POLÍTICA Y RELIGIÓN. María de la Válgoma

 No, no voy a hablar de la relación, casi siempre conflictiva, entre

ambas, sino de cada una por separado y de como con los años se va

perdiendo la ingenuidad juvenil. Yo estaba persuadida de que había

políticos, me gustaran a mi o no, que querían el bien de la gente, del

país. ¿Como pensar, por ejemplo, que, a Don Manuel Fraga, que se le

llenaba la boca con la palabra España, no le iba a importar lo que

fuera bueno para su país? España había entrado en la OTAN en mayo

de 1982 con el Gobierno de Calvo Sotelo. Unos meses antes, yo había

participado en una manifestación, con pancartas que decían: “OTAN,

no, bases fuera”, el eslogan más coreado, y en esa manifestación

estaba Felipe González, que nos sacaría de la Alianza militar,( aunque

el eslogan del PSOE era bastante absurdo: “OTAN de entrada, no”).

Cuando en 1986 se plantea el Referéndum, sobre la permanencia de

España en el Organismo, con los socialistas en el poder, la postura de

éstos ya había cambiado. Pero Fraga, en lugar de recriminarles, o

decirles que al final habían hecho lo que ellos, desde el principio

defendían, optó, por pedir la abstención. Ese día yo perdí la inocencia

política y me di cuenta de que a los políticos solo les importaba el

poder. Que ahora, cínicamente, ante un decreto que favorece a una

gran mayoría de españoles, a los que más lo necesitan, se diga “no

vamos a dar nuestro sí a cambio de nada” (de nada de lo que su

partido quiere conseguir), ya no me escandaliza, pero sigue

doliéndome. Ese era el capítulo Política. Y ahora paso a la Religión.
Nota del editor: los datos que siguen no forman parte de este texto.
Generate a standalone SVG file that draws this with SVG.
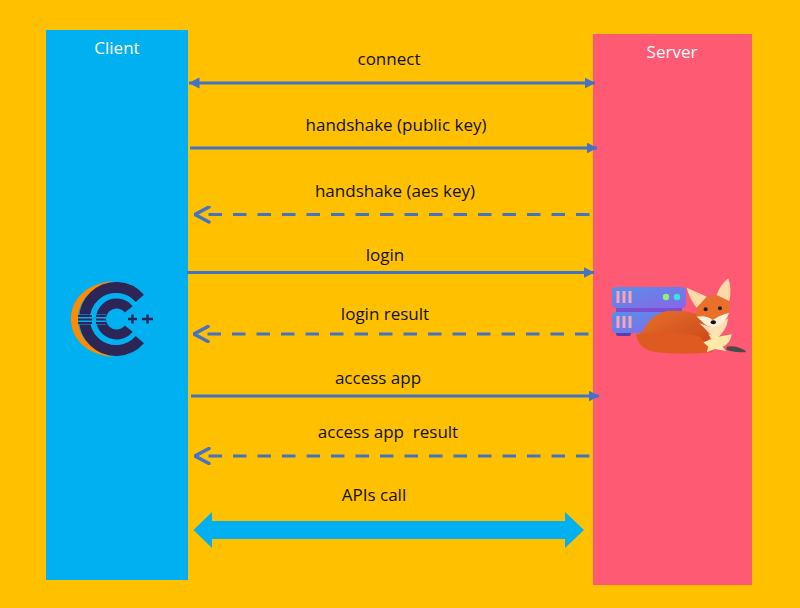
<svg xmlns="http://www.w3.org/2000/svg" width="800" height="608" viewBox="0 0 800 608">
<defs>
<linearGradient id="srv" x1="0" y1="0" x2="1" y2="1"><stop offset="0" stop-color="#5690EA"/><stop offset="1" stop-color="#8A66E6"/></linearGradient>
<linearGradient id="fur" x1="0" y1="0" x2="1" y2="1"><stop offset="0" stop-color="#E8702A"/><stop offset="1" stop-color="#C9481A"/></linearGradient>
<marker id="open" viewBox="0 0 17 18" refX="2" refY="9" markerWidth="17" markerHeight="18" markerUnits="userSpaceOnUse" orient="auto-start-reverse"><path d="M1.500 1.500 L15.500 9 L1.500 16.500" fill="none" stroke="#4472C4" stroke-width="3.400" stroke-linecap="round"/></marker>
<marker id="solid" viewBox="0 0 11 11" refX="10.500" refY="5.500" markerWidth="11" markerHeight="11" markerUnits="userSpaceOnUse" orient="auto-start-reverse"><path d="M0 0 L11 5.500 L0 11 Z" fill="#4472C4"/></marker>
</defs>
<style>
text{font-family:"Open Sans","Liberation Sans",sans-serif;font-size:17px;fill:#111;text-anchor:middle}
.h{fill:#fff}
.s{stroke:#4472C4;stroke-width:3;fill:none}
.d{stroke-dasharray:13.500 11}
</style>
<rect width="800" height="608" fill="#FFC000"/>
<g id="client">
<rect x="46" y="30" width="142" height="550" fill="#00B0F0"/>
<text class="h" x="117" y="54">Client</text>
<g id="cpp-logo">
<path d="M114 281 C88 283 71 298 71 319 C71 340 88 355 114 357 C95 352 78 340 78 319 C78 298 95 286 114 281 Z" fill="#FF8C00"/>
<path d="M139.800 298.300 A31.500 31.500 0 1 0 139.800 339.700" fill="none" stroke="#2E2557" stroke-width="11"/>
<path d="M134.100 304.800 A23 23 0 1 0 134.100 333.200" fill="none" stroke="#00B0F0" stroke-width="5.500"/>
<path d="M128.700 309.400 A15.500 15.500 0 1 0 128.700 328.600" fill="none" stroke="#2E2557" stroke-width="10"/>
<path d="M78 319.500H92M96 319.500H106" stroke="#00B0F0" stroke-width="10" fill="none"/>
<path d="M78 316H92M78 319.500H92M78 323H92M96 316H106M96 319.500H106M96 323H106" stroke="#2E2557" stroke-width="1.800" fill="none"/>
<path d="M128 319H137M132.500 314.500V323.500M142 319H153M147.500 314.500V323.500" stroke="#2E2557" stroke-width="2.400" fill="none"/>
</g>
</g>
<g id="server">
<rect x="593" y="34" width="159" height="551" fill="#FF5A73"/>
<text class="h" x="672" y="58">Server</text>
<g id="server-icon">
<rect x="616" y="331" width="15" height="5" rx="2" fill="#5B3FA8"/>
<rect x="616" y="306" width="66" height="8" fill="#7B4FD0"/>
<rect x="612" y="287" width="74" height="21" rx="4" fill="url(#srv)"/>
<rect x="612" y="312" width="74" height="21" rx="4" fill="url(#srv)"/>
<path d="M618 291V303M624 291V303M630 291V303M618 316V328M624 316V328M630 316V328" stroke="#F5A6B8" stroke-width="3" fill="none"/>
<circle cx="666" cy="297" r="3.200" fill="#8EF07A"/>
<circle cx="677" cy="297" r="3.200" fill="#3CE5D8"/>
</g>
<g id="fox" transform="translate(600 265) scale(.3333)">
<path d="M380 245 Q410 240 438 258 L436 262 Q400 262 380 255 Z" fill="#4A4A48"/>
<path d="M125 205 Q150 150 200 138 Q260 135 295 150 L330 215 L320 240 L130 220 Z" fill="url(#fur)"/>
<path d="M108 208 Q130 200 180 205 Q250 198 300 215 L340 262 Q250 270 170 262 Q115 255 108 208Z" fill="#DE5A20"/>
<path d="M298 175 Q330 205 345 225 Q380 200 385 160 L330 185 Z" fill="#FFE0B0"/>
<path d="M310 232 L335 222 L325 208 L355 215 L395 208 Q392 235 368 245 L378 258 L345 252 L320 262 L325 245 Z" fill="#FFE9A8"/>
<path d="M290 125 L320 95 Q350 85 362 95 L385 40 Q395 70 388 105 Q392 130 385 150 L350 180 Q335 185 320 175 L290 155 Z" fill="#E8702A"/>
<path d="M260 68 Q300 85 320 95 L290 128 Q268 100 260 68 Z M385 40 Q360 60 350 90 L388 108 Q396 70 385 40 Z" fill="#FFD9A8"/>
<path d="M290 155 Q320 150 338 165 Q360 150 387 143 Q380 170 350 185 Q330 190 315 178 Z" fill="#FFEFD8"/>
<circle cx="317" cy="133" r="6" fill="#222"/>
<circle cx="360" cy="130" r="6" fill="#222"/>
<ellipse cx="340" cy="172" rx="8" ry="6" fill="#111"/>
</g>
</g>
<g id="connectors">
<path class="s" d="M189 83H595" marker-start="url(#solid)" marker-end="url(#solid)"/>
<path class="s" d="M190 148H597" marker-end="url(#solid)"/>
<path class="s d" d="M208.500 214.500H592" marker-start="url(#open)"/>
<path class="s" d="M187 272.500H594" marker-end="url(#solid)"/>
<path class="s d" d="M207.500 334H592" marker-start="url(#open)"/>
<path class="s" d="M191 396H599" marker-end="url(#solid)"/>
<path class="s d" d="M208.500 456H592" marker-start="url(#open)"/>
<path d="M193.500 530 L212 512 V521 H565 V512 L584 530 L565 548 V539 H212 V548 Z" fill="#00B0F0"/>
</g>
<g id="labels">
<text x="389" y="65">connect</text>
<text x="396" y="131">handshake (public key)</text>
<text x="395" y="197">handshake (aes key)</text>
<text x="385" y="261">login</text>
<text x="385" y="320">login result</text>
<text x="378" y="384">access app</text>
<text x="388" y="438" xml:space="preserve">access app  result</text>
<text x="374" y="501">APIs call</text>
</g>
</svg>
Hace unos años, rompiendo papeles, me encontré unas notas

escolares de cuando tenía 9 años. En el apartado “observaciones”, la

monja había puesto: “Aunque es una niña piadosa, niega las

verdades de la Iglesia”. La verdad de la Iglesia, que yo había negado

era la existencia del Limbo. Desde muy pequeña he tenido una

sensibilidad especial para las injusticias y el limbo me parecía una

injusticia suprema. Un “no lugar”, donde los pobres niños “no

sufrirían ni gozarían”, un tedio infinito por los siglos de los siglos (yo

no se lo dije a nadie, pero a pesar de las quemaduras, pensaba que

el infierno, al menos por los dibujos, era más entretenido). Ya ven

que yo no negaba las verdades de la Iglesia, simplemente me

adelanté. Siendo ya adolescente, discutí con mi profesor de Religión,

un gran sacerdote, diciéndole que no creía en la infalibilidad del Papa.
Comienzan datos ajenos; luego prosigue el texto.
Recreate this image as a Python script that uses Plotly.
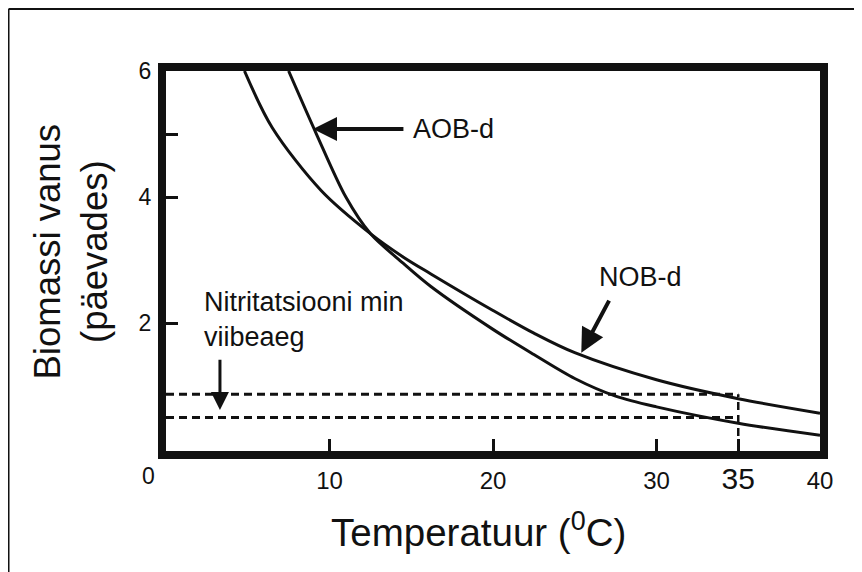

Lo cual era bastante peor que lo del limbo, porque esto era un dogma

de la Iglesia, si el Papa hablaba “ex cathedra”. Yo insistía en que todo

el mundo, sea o no Papa, se equivoca, y como errar era humano, y el

Santo Padre también lo era, podía equivocarse, daba igual cómo y

sobre qué versara lo dicho. Y sigo pensándolo (¿será ésta mi ultima

vez en la Última? Si es así, ustedes sabrán el por qué). Lo volví a

pensar hace dos días, cuando el Papa Francisco, un Papa al que

aprecio y del que valoro mucho su labor en la Iglesia, se metió en un

penoso “jardín” al hablar de una manera estereotipada, de nueras y

suegras. Insisto, me gusta Francisco, pero no entiendo su locuacidad

por decir cosas, a veces importantes, en los aviones, ante la prensa,


cuando hace viajes o como esta vez, en una audiencia en Roma.
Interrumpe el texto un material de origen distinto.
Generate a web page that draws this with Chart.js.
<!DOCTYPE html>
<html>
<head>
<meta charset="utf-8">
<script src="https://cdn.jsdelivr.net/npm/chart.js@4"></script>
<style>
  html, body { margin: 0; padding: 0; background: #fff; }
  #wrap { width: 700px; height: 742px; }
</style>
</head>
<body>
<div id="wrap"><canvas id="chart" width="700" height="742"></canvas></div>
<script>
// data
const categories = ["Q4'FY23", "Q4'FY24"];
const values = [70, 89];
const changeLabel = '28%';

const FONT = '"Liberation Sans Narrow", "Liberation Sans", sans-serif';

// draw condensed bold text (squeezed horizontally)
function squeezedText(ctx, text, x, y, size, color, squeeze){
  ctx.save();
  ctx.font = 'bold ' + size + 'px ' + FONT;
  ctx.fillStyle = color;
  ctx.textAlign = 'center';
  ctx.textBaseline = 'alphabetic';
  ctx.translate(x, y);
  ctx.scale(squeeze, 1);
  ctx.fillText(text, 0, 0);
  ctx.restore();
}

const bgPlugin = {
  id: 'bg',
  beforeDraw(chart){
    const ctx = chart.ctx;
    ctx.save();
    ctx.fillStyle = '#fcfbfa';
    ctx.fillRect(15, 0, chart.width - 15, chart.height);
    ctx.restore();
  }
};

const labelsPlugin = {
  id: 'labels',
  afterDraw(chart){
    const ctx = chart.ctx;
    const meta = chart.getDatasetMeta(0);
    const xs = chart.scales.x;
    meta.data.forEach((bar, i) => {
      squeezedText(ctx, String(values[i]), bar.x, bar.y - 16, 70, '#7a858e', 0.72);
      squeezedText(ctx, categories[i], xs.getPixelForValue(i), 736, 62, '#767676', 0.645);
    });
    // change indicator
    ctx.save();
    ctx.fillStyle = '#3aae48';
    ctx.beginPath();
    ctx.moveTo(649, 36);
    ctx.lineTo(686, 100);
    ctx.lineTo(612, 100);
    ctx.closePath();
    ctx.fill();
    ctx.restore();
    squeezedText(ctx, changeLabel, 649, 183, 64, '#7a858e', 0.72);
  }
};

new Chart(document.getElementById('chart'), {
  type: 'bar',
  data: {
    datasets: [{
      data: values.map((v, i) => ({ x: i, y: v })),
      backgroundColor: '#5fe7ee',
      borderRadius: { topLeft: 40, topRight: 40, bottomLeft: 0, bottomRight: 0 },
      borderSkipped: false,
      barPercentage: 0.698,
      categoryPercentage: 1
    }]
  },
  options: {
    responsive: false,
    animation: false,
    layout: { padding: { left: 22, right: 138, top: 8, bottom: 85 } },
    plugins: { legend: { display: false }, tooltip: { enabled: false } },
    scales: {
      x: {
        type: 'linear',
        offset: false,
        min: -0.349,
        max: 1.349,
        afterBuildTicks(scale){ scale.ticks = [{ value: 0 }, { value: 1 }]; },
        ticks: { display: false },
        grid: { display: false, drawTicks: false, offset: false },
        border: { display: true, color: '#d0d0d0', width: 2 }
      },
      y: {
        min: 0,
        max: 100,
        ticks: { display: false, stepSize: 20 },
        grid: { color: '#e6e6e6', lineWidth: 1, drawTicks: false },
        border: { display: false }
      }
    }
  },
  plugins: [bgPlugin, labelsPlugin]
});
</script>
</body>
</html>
Perdonen tanta referencia personal, pero quería compartir con

ustedes dos de los temas que me han llamado la atención esta

semana. Y como decía Forges con Haití, no nos olvidemos de Ucrania,

como nos hemos olvidado de Afganistán, que nos parece ya tan

lejano. Así de débil es nuestra memoria y nosotros mismos.